Another of Young’s athletes, Joslyn Woodard, recently graduated with an incredible 20 individual League titles and he found something in her focus that he had not seen since Melton.
“It is one thing to be great and there are a lot of great athletes in this League,” said Young. “But to be great and consistent is something entirely different. Pat was so focused, you couldn’t talk to her two days before and two days after a big meet. You’d get on the bus and say, ‘Pat, how you doing?’ She’d just nod. And she came up big every time.”
Yet her greatest accomplishment was still to come. Melton became a professional athlete — although ‘professional’ had little to do with financially viability. She struggled at times to find the funds to compete at national events and switched her event to the 800-meter run because hurdling took more training resources. Coaching herself in an unfamiliar event and running a limited schedule, Melton made the finals of the Olympic Trials in Indianapolis in 1988.

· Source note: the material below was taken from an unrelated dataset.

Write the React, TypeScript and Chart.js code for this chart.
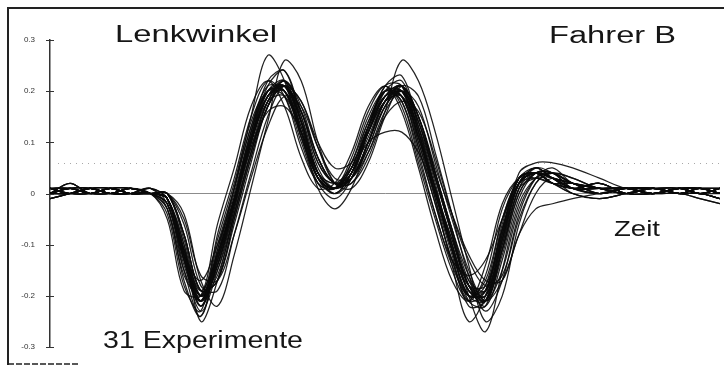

“People were like, ‘Who is she?’ They had not seen me compete because I didn’t run a lot of races. And I looked around at the people in the race and I said, ‘They’re still in college, this one has a husband supporting her.’ I was really the only one out there just kind of struggling along. I think what I accomplished was really incredible.”
Upon retirement, she landed a job with the Goodwill Games, but she discovered that she truly enjoyed working in education, especially with children in circumstances like her own.
“I’ve decided that the place for me is K-12 education, in particular charter schools. Now I am very clear about what I want to do. I want to start charter schools in urban areas all over the country.”
And she has certainly been all over the country, trying to make an impact in communities through education, currently as the lead school design consultant and early college high school expert for the Center of Excellence in Leadership and Learning (CELL) at the University of Indianapolis.
“I am so proud that the NCAA is honoring Pat,” said Young. “I had a teammate (Kwaku Ohene-Frempong) who won this award and he is the nation’s leading researcher in finding a cure for sickle-cell anemia. Pat’s story isn’t like that, but she simply overcame every obstacle that got in her way and now works to help kids do the same. She is a great, great story.”